As a dual citizen, I grew up proud in the knowledge that both Canada and the USA are beacons of democracy. After all, our governments have their roots in the UK. A democracy should represent the views of its citizens; how do our governments measure up with others in how they represent women?

The Inter-Parliamentary Union ranks national parliaments of major democracies according to percentages of women elected. Here are some rankings of Women in Government in a 2015 sample of PR and majoritarian  OECD Countries (Organisation for Economic Cooperation and Development):

Women in Parliaments around the world
Here’s how and why: When I asked academics why some countries like Canada rank far behind so many others, I was shocked at the key reason: we use a different voting system from almost all other major democracies. Most use some form of proportional voting, while we cling to the outdated first-past-the-post.

On a worldwide level, this pattern is repeated: of the five countries in the world who have 30% or more female parliamentarians in their single or lower house (Sweden, Norway, Finland, Denmark and the Netherlands), three have a proportional electoral system, and two have a mixed proportional electoral system. None have a majoritarian system. Of the eight countries that have 29-25% female MPs in their lower or single house (New Zealand, Seychelles, Austria, Germany, Iceland, Argentina, Mozambique and South Africa), all have either proportional or mixed proportional electoral systems. Again, none have a majoritarian system. In contrast, if one looks at the lowest worldwide level of female political representation, a far higher proportion of countries with 10% or less women in the lower or single house of Parliament have a majoritarian electoral system, and nearly 90% of countries that have no female parliamentarians using a majoritarian system.

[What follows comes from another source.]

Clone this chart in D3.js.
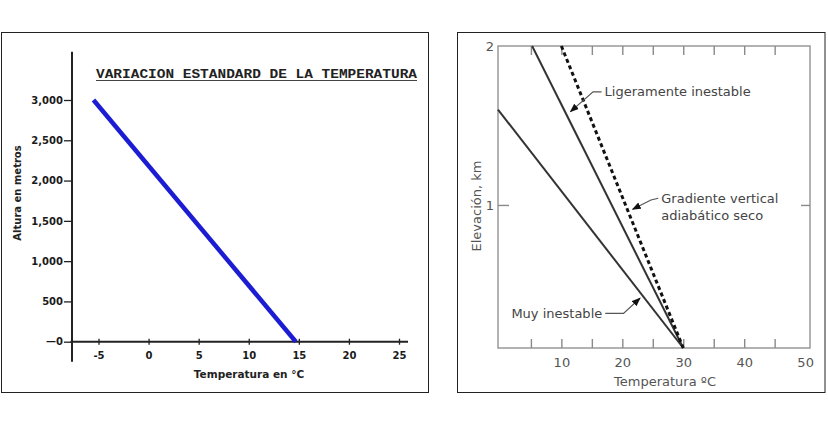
<!DOCTYPE html>
<html>
<head>
<meta charset="utf-8">
<script src="https://cdn.jsdelivr.net/npm/d3@7"></script>
<style>
  body { margin: 0; background: #fff; }
  svg { display: block; }
</style>
</head>
<body>
<div id="chart"></div>
<script>
// left chart: standard temperature variation
var stdTemp = [-5.5, 14.7];
var stdAlt = [3000, 0];
var stdXTicks = [-5, 0, 5, 10, 15, 20, 25];
var stdYTicks = [0, 500, 1000, 1500, 2000, 2500, 3000];

// right chart: lapse rates
var muyTemp = [-0.4, 30];
var muyElev = [1.6, 0.1];
var ligTemp = [5.2, 30];
var ligElev = [2, 0.1];
var secoTemp = [10, 30];
var secoElev = [2, 0.1];
var rateXLabels = [10, 20, 30, 40, 50];
var rateXTicks = [5, 10, 15, 20, 25, 30, 35, 40, 45];
var rateYTicks = [1, 2];

// annotation leaders, in data units (temperature, elevation)
var noteText = [["Ligeramente inestable"], ["Gradiente vertical", "adiabático seco"], ["Muy inestable"]];
var noteLeaderT = [[16.6, 15.2, 11.5], [25.9, 24.7, 21.7], [17.2, 20.2, 22.9]];
var noteLeaderZ = [[1.712, 1.712, 1.587], [1.042, 1.031, 0.973], [0.318, 0.318, 0.413]];

function start(){
    var svg = d3.select("#chart").append("svg")
        .attr("width", 828)
        .attr("height", 436);
    svg.append("rect").attr("width", 828).attr("height", 436).attr("fill", "#fff");

    var defs = svg.append("defs");
    defs.append("marker")
        .attr("id", "arrow")
        .attr("markerUnits", "userSpaceOnUse")
        .attr("markerWidth", 9)
        .attr("markerHeight", 7)
        .attr("refX", 8)
        .attr("refY", 3.5)
        .attr("orient", "auto")
        .append("path")
        .attr("d", "M0,0 L9,3.5 L0,7 Z")
        .attr("fill", "#111");

    plot_left(svg);
    plot_right(svg);
}

function plot_left(svg){
    var g = svg.append("g");
    g.append("rect")
        .attr("x", 1.5).attr("y", 32.5)
        .attr("width", 427).attr("height", 360)
        .attr("fill", "none").attr("stroke", "#222").attr("stroke-width", 1);

    var xScale = d3.scaleLinear().domain([-5, 25]).range([98.5, 399]);
    var yScale = d3.scaleLinear().domain([0, 3000]).range([341.7, 100]);
    var axisX = 72;
    var axisY = yScale(0);

    // axis lines
    g.append("line")
        .attr("x1", axisX).attr("x2", axisX)
        .attr("y1", yScale(3600)).attr("y2", yScale(-250))
        .attr("stroke", "#222").attr("stroke-width", 2);
    g.append("line")
        .attr("x1", xScale(-7.8)).attr("x2", xScale(25.9))
        .attr("y1", axisY).attr("y2", axisY)
        .attr("stroke", "#222").attr("stroke-width", 2);

    var yAxis = g.append("g")
        .attr("transform", `translate(${axisX},0)`)
        .call(d3.axisLeft(yScale)
            .tickValues(stdYTicks)
            .tickSize(8)
            .tickPadding(1)
            .tickFormat(function(d){ return d == 0 ? "\u20140" : d3.format(",")(d); }));
    yAxis.select(".domain").remove();
    yAxis.selectAll("line").attr("stroke", "#222").attr("stroke-width", 1.3);
    yAxis.selectAll("text")
        .style("font-family", "DejaVu Sans")
        .style("font-weight", "bold")
        .style("font-size", "10px")
        .attr("fill", "#1a1a1a");

    var xAxis = g.append("g")
        .attr("transform", `translate(0,${axisY})`)
        .call(d3.axisBottom(xScale)
            .tickValues(stdXTicks)
            .tickSize(0)
            .tickPadding(10)
            .tickFormat(function(d){ return String(d); }));
    xAxis.select(".domain").remove();
    xAxis.selectAll("line")
        .attr("y1", -3).attr("y2", 3)
        .attr("stroke", "#222").attr("stroke-width", 1.3);
    xAxis.selectAll("text")
        .style("font-family", "DejaVu Sans")
        .style("font-weight", "bold")
        .style("font-size", "10px")
        .attr("fill", "#1a1a1a");

    // the lapse line
    var pts = stdTemp.map(function(t, i){ return [t, stdAlt[i]]; });
    g.append("path")
        .datum(pts)
        .attr("d", d3.line().x(function(d){ return xScale(d[0]); }).y(function(d){ return yScale(d[1]); }))
        .attr("fill", "none")
        .attr("stroke", "#1c1cd2")
        .attr("stroke-width", 4.5);

    // title
    g.append("text")
        .attr("x", 96).attr("y", 78)
        .attr("textLength", 321)
        .attr("lengthAdjust", "spacingAndGlyphs")
        .style("font-family", "Liberation Mono")
        .style("font-weight", "bold")
        .style("font-size", "13px")
        .attr("fill", "#222")
        .text("VARIACION ESTANDARD DE LA TEMPERATURA");
    g.append("line")
        .attr("x1", 96).attr("x2", 417)
        .attr("y1", 80.5).attr("y2", 80.5)
        .attr("stroke", "#444").attr("stroke-width", 1);

    g.append("text")
        .attr("transform", "translate(18,193) rotate(-90)")
        .attr("text-anchor", "middle")
        .attr("dominant-baseline", "middle")
        .style("font-family", "DejaVu Sans")
        .style("font-weight", "bold")
        .style("font-size", "10px")
        .attr("fill", "#222")
        .text("Altura en metros");

    g.append("text")
        .attr("x", 249).attr("y", 378)
        .attr("text-anchor", "middle")
        .style("font-family", "DejaVu Sans")
        .style("font-weight", "bold")
        .style("font-size", "10.5px")
        .attr("fill", "#222")
        .text("Temperatura en °C");
}

function plot_right(svg){
    var g = svg.append("g");
    g.append("rect")
        .attr("x", 457.5).attr("y", 32.5)
        .attr("width", 367.5).attr("height", 360)
        .attr("fill", "none").attr("stroke", "#222").attr("stroke-width", 1);

    var left = 498, right = 810, top = 46, bottom = 348;
    var xScale = d3.scaleLinear().domain([-0.4, 50.8]).range([left, right]);
    var yScale = d3.scaleLinear().domain([0.1, 2]).range([bottom, top]);
    var tickColor = "#8a8a8a";
    var labelColor = "#555";

    g.append("rect")
        .attr("x", left).attr("y", top)
        .attr("width", right - left).attr("height", bottom - top)
        .attr("fill", "none").attr("stroke", "#999").attr("stroke-width", 1.5);

    var bottomTicks = g.append("g")
        .attr("transform", `translate(0,${bottom})`)
        .call(d3.axisBottom(xScale).tickValues(rateXTicks).tickSize(-9).tickFormat(""));
    var topTicks = g.append("g")
        .attr("transform", `translate(0,${top})`)
        .call(d3.axisTop(xScale).tickValues(rateXTicks).tickSize(-9).tickFormat(""));
    var leftTicks = g.append("g")
        .attr("transform", `translate(${left},0)`)
        .call(d3.axisLeft(yScale).tickValues([1]).tickSize(-11).tickFormat(""));
    var rightTicks = g.append("g")
        .attr("transform", `translate(${right},0)`)
        .call(d3.axisRight(yScale).tickValues([1]).tickSize(-9).tickFormat(""));
    [bottomTicks, topTicks, leftTicks, rightTicks].forEach(function(a){
        a.select(".domain").remove();
        a.selectAll("line").attr("stroke", tickColor).attr("stroke-width", 1.4);
    });

    var xLabels = g.append("g")
        .attr("transform", `translate(0,${bottom})`)
        .call(d3.axisBottom(xScale).tickValues(rateXLabels).tickSize(0).tickPadding(10)
            .tickFormat(d3.format("d")));
    var yLabels = g.append("g")
        .attr("transform", `translate(${left},0)`)
        .call(d3.axisLeft(yScale).tickValues(rateYTicks).tickSize(0).tickPadding(4)
            .tickFormat(d3.format("d")));
    [xLabels, yLabels].forEach(function(a){
        a.select(".domain").remove();
        a.selectAll("text")
            .style("font-family", "DejaVu Sans")
            .style("font-size", "13px")
            .attr("fill", labelColor);
    });

    var line = d3.line()
        .x(function(d){ return xScale(d[0]); })
        .y(function(d){ return yScale(d[1]); });
    function pairs(ts, zs){ return ts.map(function(t, i){ return [t, zs[i]]; }); }

    g.append("path").datum(pairs(muyTemp, muyElev))
        .attr("d", line).attr("fill", "none")
        .attr("stroke", "#333").attr("stroke-width", 2);
    g.append("path").datum(pairs(ligTemp, ligElev))
        .attr("d", line).attr("fill", "none")
        .attr("stroke", "#333").attr("stroke-width", 2);
    g.append("path").datum(pairs(secoTemp, secoElev))
        .attr("d", line).attr("fill", "none")
        .attr("stroke", "#111").attr("stroke-width", 3)
        .attr("stroke-dasharray", "4,3");

    // annotations
    noteText.forEach(function(lines, i){
        var pts = pairs(noteLeaderT[i], noteLeaderZ[i]);
        g.append("path").datum(pts)
            .attr("d", line).attr("fill", "none")
            .attr("stroke", "#555").attr("stroke-width", 1.2)
            .attr("marker-end", "url(#arrow)");
        var x0 = xScale(pts[0][0]);
        var y0 = yScale(pts[0][1]);
        var isEnd = i == 2;
        var txt = g.append("text")
            .attr("x", isEnd ? x0 - 3 : x0 + 3)
            .attr("y", y0)
            .attr("text-anchor", isEnd ? "end" : "start")
            .style("font-family", "DejaVu Sans")
            .style("font-size", "13px")
            .attr("fill", "#444");
        lines.forEach(function(s, j){
            txt.append("tspan")
                .attr("x", isEnd ? x0 - 3 : x0 + 3)
                .attr("dy", j == 0 ? "0.35em" : "1.35em")
                .text(s);
        });
    });

    g.append("text")
        .attr("transform", "translate(477,206) rotate(-90)")
        .attr("text-anchor", "middle")
        .attr("dominant-baseline", "middle")
        .style("font-family", "DejaVu Sans")
        .style("font-size", "13px")
        .attr("fill", labelColor)
        .text("Elevación, km");

    g.append("text")
        .attr("x", 665).attr("y", 386)
        .attr("text-anchor", "middle")
        .style("font-family", "DejaVu Sans")
        .style("font-size", "13px")
        .attr("fill", labelColor)
        .text("Temperatura ºC");
}

start();
</script>
</body>
</html>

Dr Joanna Everitt, Dean of Arts at the University of New Brunswick in Saint John and a Professor of Political Science specializing in women and politics, is now a visiting fellow in the Women and Public Policy Program at Harvard University. She says that if Canada were to switch to a Proportional Representation voting system (PR), then in the very next election our percentage of women MPs would jump by at least 10%.

But why does it really matter if we elect more women to government?

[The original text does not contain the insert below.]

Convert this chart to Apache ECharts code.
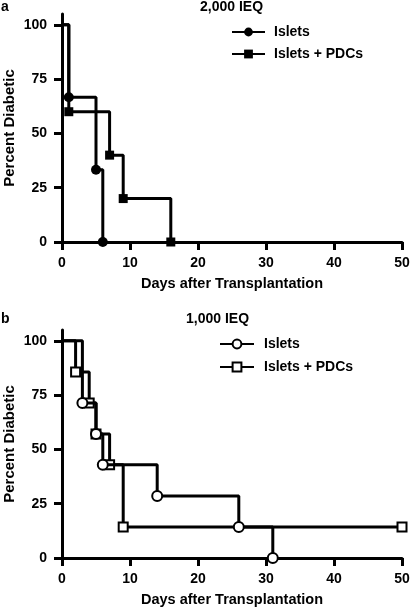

First, attitudes differ by gender. Separate studies in Canada, the UK and the USA show that female politicians (as with women in general) tend to care more than their male colleagues about social welfare issues such as health, education and poverty. Conversely, male politicians tend to care more about economics, the military and foreign affairs. Put both genders together, and we have it all covered. Of course there are many examples of women and men who don’t fall into these generalities. The sexes have more in common than not. Still, small differences of 5 % – 15% in attitudes of MPs can cause big differences in government legislation and policy.1

The second reason why we need more women to help make the laws that rule society is that their experiences differ from men’s. Women still do the most childcare and eldercare; they do more than half of the housework (a time commitment); they experience the workplace differently (require more leaves, experience more harassment, have not broken the glass ceiling); they make less money; and they are far more apt to be the victims of family and sexual violence. We need the perspectives of women to develop legislation and policies that deal more fairly with these areas of life. In fact, almost all areas affect women differently, from taxation and pay equity to divorce law.

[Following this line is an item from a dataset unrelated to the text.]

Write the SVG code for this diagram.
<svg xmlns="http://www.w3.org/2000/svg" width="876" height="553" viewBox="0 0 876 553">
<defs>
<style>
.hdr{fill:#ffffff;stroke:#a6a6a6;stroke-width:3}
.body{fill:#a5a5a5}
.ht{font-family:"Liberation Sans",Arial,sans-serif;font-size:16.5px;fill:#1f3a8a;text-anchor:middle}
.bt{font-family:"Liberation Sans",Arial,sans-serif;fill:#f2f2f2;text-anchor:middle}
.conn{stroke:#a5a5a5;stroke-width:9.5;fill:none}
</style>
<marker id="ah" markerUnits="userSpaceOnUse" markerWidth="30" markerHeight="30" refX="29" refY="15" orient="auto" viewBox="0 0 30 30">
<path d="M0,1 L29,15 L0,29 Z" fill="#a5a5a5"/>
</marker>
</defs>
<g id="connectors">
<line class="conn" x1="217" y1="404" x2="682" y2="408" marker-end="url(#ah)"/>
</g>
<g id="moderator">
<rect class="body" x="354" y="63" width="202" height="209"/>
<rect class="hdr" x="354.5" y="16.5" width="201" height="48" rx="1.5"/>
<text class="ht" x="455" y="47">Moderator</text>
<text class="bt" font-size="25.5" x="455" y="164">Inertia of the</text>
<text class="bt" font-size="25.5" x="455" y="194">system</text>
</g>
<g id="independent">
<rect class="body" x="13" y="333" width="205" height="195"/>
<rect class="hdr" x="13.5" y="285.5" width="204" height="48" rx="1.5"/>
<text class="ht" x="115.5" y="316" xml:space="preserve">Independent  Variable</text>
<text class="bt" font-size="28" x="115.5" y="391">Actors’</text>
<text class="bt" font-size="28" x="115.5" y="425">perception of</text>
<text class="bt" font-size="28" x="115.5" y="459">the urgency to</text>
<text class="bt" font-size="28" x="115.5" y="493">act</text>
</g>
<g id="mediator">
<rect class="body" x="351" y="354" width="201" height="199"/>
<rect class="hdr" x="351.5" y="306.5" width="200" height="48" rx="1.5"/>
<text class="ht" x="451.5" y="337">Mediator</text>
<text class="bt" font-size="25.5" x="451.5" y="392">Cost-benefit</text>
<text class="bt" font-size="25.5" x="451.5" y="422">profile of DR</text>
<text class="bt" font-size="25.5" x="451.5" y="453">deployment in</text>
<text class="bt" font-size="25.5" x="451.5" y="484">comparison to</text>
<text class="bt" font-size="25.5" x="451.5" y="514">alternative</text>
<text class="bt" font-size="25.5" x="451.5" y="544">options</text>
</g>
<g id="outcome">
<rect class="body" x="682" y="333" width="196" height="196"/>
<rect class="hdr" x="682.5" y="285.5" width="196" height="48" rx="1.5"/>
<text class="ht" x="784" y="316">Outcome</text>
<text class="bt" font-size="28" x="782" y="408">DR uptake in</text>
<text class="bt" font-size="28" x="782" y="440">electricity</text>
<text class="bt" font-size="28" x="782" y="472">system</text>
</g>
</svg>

Third, women and men tend to use different leadership styles. Even today, we equate strong leadership qualities with typical male behaviour. Rt Hon Kim Campbell points out in Menocracy that men tend to challenge, take strong positions and favour a hierarchy of power. Women, who have been taught all their lives to cooperate and negotiate, tend to like power-sharing and consensus-building styles of leadership, now embraced by the IT sector. Neither one is better, but having a mixture of leadership styles makes for better government.

Finally, because women leaders tend to negotiate longer than men when it comes to military decisions, the world stage will change when half our leaders are women. Kim Campbell puts it well: “Girls are not socialized to have certain kinds of bravado and physical courage, etc, defining them as members of their sex in the way that boys are. So I think the value that women bring is that they don’t have the same ego needs to be seen as tough in that way…. There’s no ‘gonad-al’ fortitude required to be shown, and I think for that reason women are much more comfortable looking at all of the options and trying to see through the rhetoric and the excitement that comes from the possibility of violence.” For many crucial reasons society needs equal numbers of women and men making the rules and policies that so affect us.

How does PR voting create governments that better reflect society, not only with more women, but with more minorities? It’s simple. PR provides natural incentives for parties to give voters more choice. This means each major party will give voters the choice of more than one candidate on their ballot. As soon as they present more than one candidate, the incentives offering the public balance and diversity start to operate.

Substantial research has been conducted comparing outcomes in countries using winner-take-all systems vs proportional systems. Arend Lijphart (2012), a world-renowned political scientist, spent his career studying the differences between majoritarian and “consensual” (PR) democracies. In his landmark study – Patterns of Democracy – Lijphart compared 36 democracies over 29 years, and found that in countries using proportional systems elected women to parliament 8% more than majoritarian (fptp) systems. He has stated that “the representation of women in parliaments and cabinets is an important measure of the quality of democratic representation in their own right, and it can also serve as an indirect proxy of how well minorities are represented generally.”

Lijphart sums it up best when he says, “Political equality is a basic goal of democracy and the degree of political equality is therefore an important indicator of democratic quality.” At our current rate of growth it will be close to 100 years before Canada has equal numbers of women and men in parliament and legislatures. Let’s accelerate this by demanding we catch up to the rest of the democratic world and switch to a system of Proportional Representation to make ALL our votes count!


  1. Interviews with Dr Joanna Everitt, Dr Susan Carroll (CAWP, Rutgers, USA) and Dr Rosie Campbell (Birkbeck, UK) in Menocracy.